Part of my duties in SecOps involves Incidence Response (IR). Basically, if a company gets hacked, a capable CISO calls people for IR. Trust me when I say this, this is the worst environment to learn about someone's digital environment. The people responsible, usually the CTO is simply having the worst day of their life. Often my priority is to make sure the person I am working with does not break down while sharing information with me. In some cases, the best I can get is just a 2 million line dump of their web server's logs. Don't get me wrong, if I had the time to set up a SIEM using ELK stack or a cloud SIEM through your favorite CSP (Cloud Service Provider), I would be able to instantly identify the lines that lead to the compromise without using AI. However, time is not an abundant resource during IR.

This is where the allure of Unsupervised Learning comes into play. If you want to build an AI, you would have to choose how the AI is going to learn. You can either choose to have the AI learn from a dataset that is labeled or you can choose to have the AI learn from a dataset that is not labeled. In the case of Log Anomaly Detection, you might not have a lot of labeled data. This is where unsupervised learning comes in handy. You can use unsupervised learning to create a model that can detect anomalies in logs as it sees them. It is learning what the log is generally supposed to look like and what it is not supposed to look like. This is the best you can do in the case of IR. Remember, this is a tool, it is not meant to replace an IR team. It is meant to help an IR team.

So how do I wield this magic?

I created a PIP package named SWTK (SoftWater Toolkit) for unsupervised log anomaly detection from the command line.
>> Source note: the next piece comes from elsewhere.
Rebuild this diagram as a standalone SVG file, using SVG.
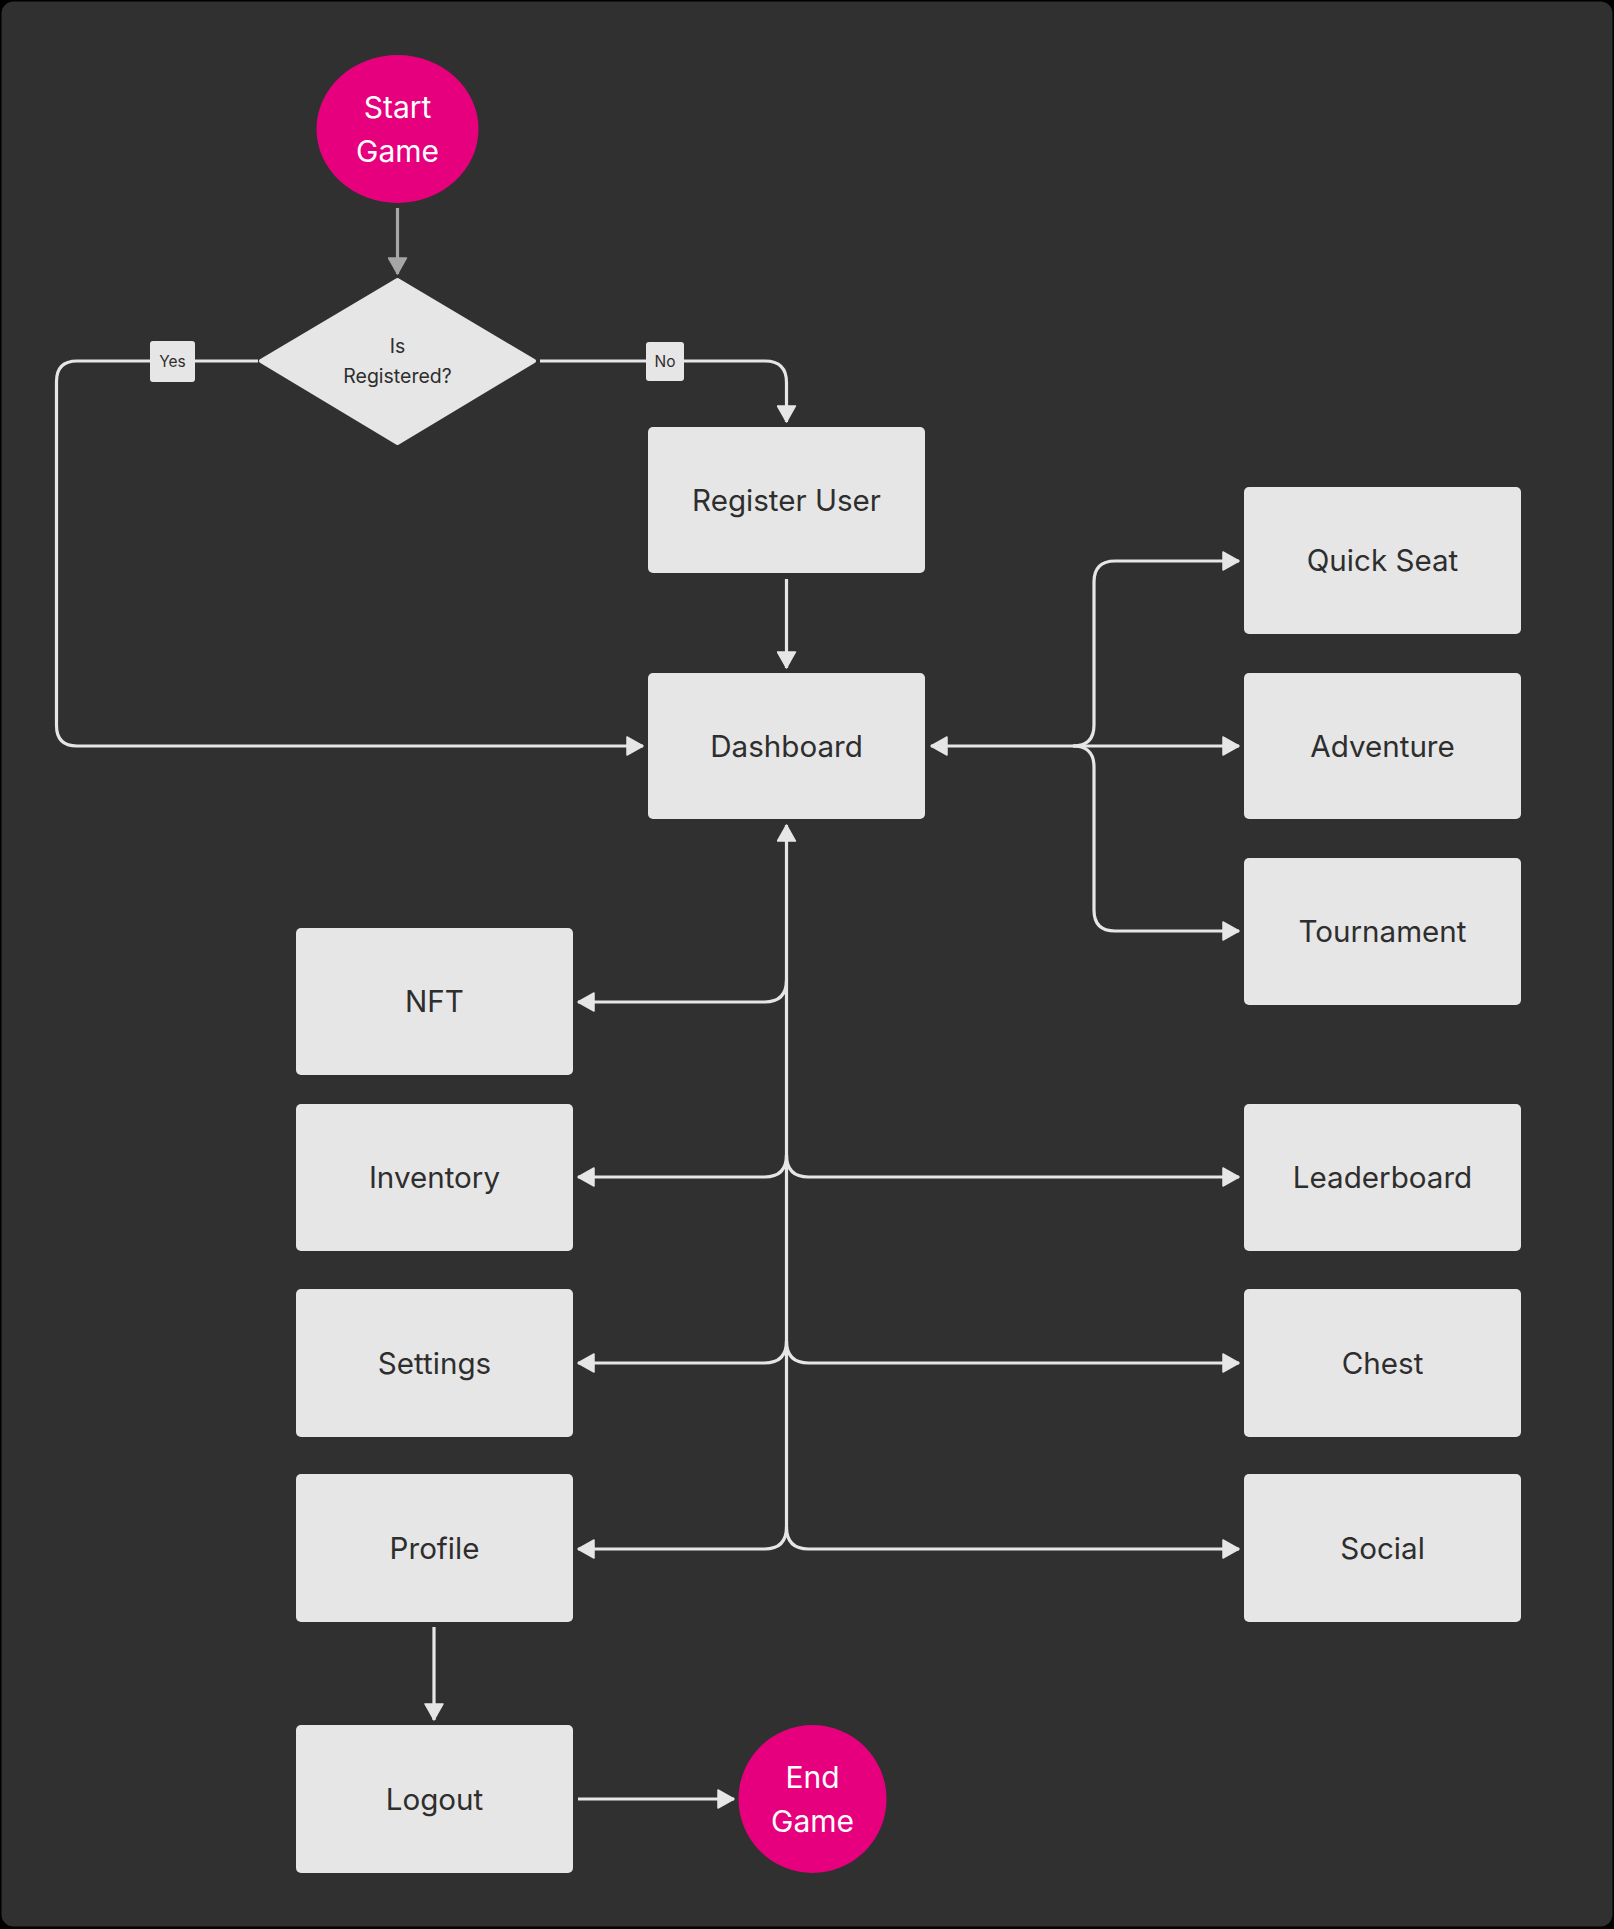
<svg xmlns="http://www.w3.org/2000/svg" width="1614" height="1929" viewBox="0 0 1614 1929">
<style>
.node{fill:#e6e6e6}
.lbl{font-family:Inter,"Noto Sans",sans-serif;font-size:29.6px;fill:#2e2e2e;text-anchor:middle}
.term{fill:#e6007e}
.tlbl{font-family:Inter,"Noto Sans",sans-serif;font-size:30px;fill:#ffffff;text-anchor:middle}
.small{font-family:Inter,"Noto Sans",sans-serif;font-size:19.5px;fill:#2e2e2e;text-anchor:middle}
.tag{font-family:Inter,"Noto Sans",sans-serif;font-size:15.5px;fill:#2e2e2e;text-anchor:middle}
.con{fill:none;stroke:#e6e6e6;stroke-width:3.2}
.arr{marker-end:url(#ah)}
</style>
<defs>
<marker id="ah" viewBox="0 0 18 20" refX="17" refY="10" markerWidth="18" markerHeight="20" markerUnits="userSpaceOnUse" orient="auto-start-reverse">
<path d="M1,1 L17,10 L1,19 Z" fill="#e6e6e6" stroke="#e6e6e6" stroke-width="1.5" stroke-linejoin="round"/>
</marker>
<marker id="ahg" viewBox="0 0 18 20" refX="17" refY="10" markerWidth="18" markerHeight="20" markerUnits="userSpaceOnUse" orient="auto">
<path d="M1,1 L17,10 L1,19 Z" fill="#a6a6a6" stroke="#a6a6a6" stroke-width="1.5" stroke-linejoin="round"/>
</marker>
</defs>
<rect x="0" y="0" width="1614" height="1929" fill="#000"/>
<rect x="1.5" y="1.5" width="1611" height="1925" rx="12" fill="#303030"/>

<g id="connectors">
<path d="M397.5 208 V274" fill="none" stroke="#a6a6a6" stroke-width="3.2" marker-end="url(#ahg)"/>
<path class="con arr" d="M258 361 H77 Q56.5 361 56.5 381.5 V725.5 Q56.5 746 77 746 H643"/>
<path class="con arr" d="M540 361 H765 Q786.5 361 786.5 382.5 V422"/>
<path class="con arr" d="M786.5 579 V668"/>
<path class="con arr" d="M1239 746 H931" marker-start="url(#ah)"/>
<path class="con arr" d="M1073 746 Q1094 746 1094 725 V582 Q1094 561 1115 561 H1239"/>
<path class="con arr" d="M1073 746 Q1094 746 1094 767 V910 Q1094 931 1115 931 H1239"/>
<path class="con arr" d="M786.5 1527 V825"/>
<path class="con arr" d="M786.5 980 Q786.5 1002 764.5 1002 H578"/>
<path class="con arr" d="M786.5 1155 Q786.5 1177 764.5 1177 H578"/>
<path class="con arr" d="M786.5 1155 Q786.5 1177 808.5 1177 H1239"/>
<path class="con arr" d="M786.5 1341 Q786.5 1363 764.5 1363 H578"/>
<path class="con arr" d="M786.5 1341 Q786.5 1363 808.5 1363 H1239"/>
<path class="con arr" d="M786.5 1527 Q786.5 1549 764.5 1549 H578"/>
<path class="con arr" d="M786.5 1527 Q786.5 1549 808.5 1549 H1239"/>
<path class="con arr" d="M434 1627 V1720"/>
<path class="con arr" d="M578 1799 H734"/>
<g id="label-yes"><rect x="150" y="341" width="45" height="41" rx="3" class="node"/><text x="172.5" y="367" class="tag">Yes</text></g>
<g id="label-no"><rect x="646" y="342" width="38" height="39" rx="3" class="node"/><text x="665" y="367" class="tag">No</text></g>
</g>

<g id="start"><ellipse cx="397.5" cy="129" rx="81" ry="74" class="term"/><text x="397.5" y="118" class="tlbl">Start</text><text x="397.5" y="162" class="tlbl">Game</text></g>
<g id="decision"><polygon points="397.5,280 534,361 397.5,443 261,361" class="node" stroke="#e6e6e6" stroke-width="4" stroke-linejoin="round"/><text x="397.5" y="353" class="small">Is</text><text x="397.5" y="383" class="small">Registered?</text></g>
<g id="register"><rect x="648" y="427" width="277" height="146" rx="5" class="node"/><text x="786.5" y="510.5" class="lbl">Register User</text></g>
<g id="dashboard"><rect x="648" y="673" width="277" height="146" rx="5" class="node"/><text x="786.5" y="756.5" class="lbl">Dashboard</text></g>
<g id="quickseat"><rect x="1244" y="487" width="277" height="147" rx="5" class="node"/><text x="1382.5" y="571" class="lbl">Quick Seat</text></g>
<g id="adventure"><rect x="1244" y="673" width="277" height="146" rx="5" class="node"/><text x="1382.5" y="756.5" class="lbl">Adventure</text></g>
<g id="tournament"><rect x="1244" y="858" width="277" height="147" rx="5" class="node"/><text x="1382.5" y="942" class="lbl">Tournament</text></g>
<g id="nft"><rect x="296" y="928" width="277" height="147" rx="5" class="node"/><text x="434.5" y="1012" class="lbl">NFT</text></g>
<g id="inventory"><rect x="296" y="1104" width="277" height="147" rx="5" class="node"/><text x="434.5" y="1188" class="lbl">Inventory</text></g>
<g id="settings"><rect x="296" y="1289" width="277" height="148" rx="5" class="node"/><text x="434.5" y="1373.5" class="lbl">Settings</text></g>
<g id="profile"><rect x="296" y="1474" width="277" height="148" rx="5" class="node"/><text x="434.5" y="1559" class="lbl">Profile</text></g>
<g id="leaderboard"><rect x="1244" y="1104" width="277" height="147" rx="5" class="node"/><text x="1382.5" y="1188" class="lbl">Leaderboard</text></g>
<g id="chest"><rect x="1244" y="1289" width="277" height="148" rx="5" class="node"/><text x="1382.5" y="1373.5" class="lbl">Chest</text></g>
<g id="social"><rect x="1244" y="1474" width="277" height="148" rx="5" class="node"/><text x="1382.5" y="1559" class="lbl">Social</text></g>
<g id="logout"><rect x="296" y="1725" width="277" height="148" rx="5" class="node"/><text x="434.5" y="1809.5" class="lbl">Logout</text></g>
<g id="end"><circle cx="812.5" cy="1799" r="74" class="term"/><text x="812.5" y="1788" class="tlbl">End</text><text x="812.5" y="1832" class="tlbl">Game</text></g>
</svg>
You can install it through pip install SWTK and then run it through SWTK -i sample.txt. The sample.txt file is a sample log file that I have included in the GitHub repo. The code is written partly in python and partly in Rust, it uses a Trie data structure to create the model. The Trie data structure is a data structure that is used to store strings. It is very efficient at storing strings and it is very efficient at searching for strings. The Trie algorithm is coded in Rust while the wrapper is coded in Python. This allows for maximum ease of access as well as maximum computational speed.

How to use SWTK

sudo pip install SWTK

SWTK -h

To check if the pip was correctly

This is the file I will be running the test on. It is a synthetic Web server log.

SWTK -i input.txt -n 5

This command will return us the 5 most anomalous lines from this text file.

You may notice some extra setup happens when you run this for the first time. Try running a different command this time and you should not get the extra setup stuff.

SWTK -i input.txt -n 5 -v yes

This command will also output the anomaly score the program assigned to each line.

Now let's say you want to save the model so you can use it again later.

SWTK -i input.txt -s save.model

Now you want to use this model on a different file and find the weirdest 5 lines. With SWTK, that’s easy.

SWTK -i sample.txt -m save.model -n 5 -v yes

If you want to update the model instead of just using it this is how you do this through SWTK:

SWTK -i sample.txt -m save.model -s save.model

Disclaimer

This is an experimental project that is still not ready for commercial or mission-critical applications. I am a Cyber and MLOps professional, as such, I do not write production code.

As you'll see in the code base if you want at github.com/nileshkhetrapal/SWTK I have made documentation and readability a priority. I have also made the code as modular as possible so that it can be used in other projects.

Future research

The first thing to do is to test this algorithm against a popular dataset like MNIST or IDS. We will be able to better understand the efficacy of this tool then.

I want to study how the extent AI can be used in its current state today in the field of CyberSecurity. I want to build an AI malware analyst. The issue is that such a project would require sponsorship from a CSP that provides services like Virtual Machines and Machine Learning. It would be interesting to see how well an AI malware analyst compares to a real malware developer in a competition like this one.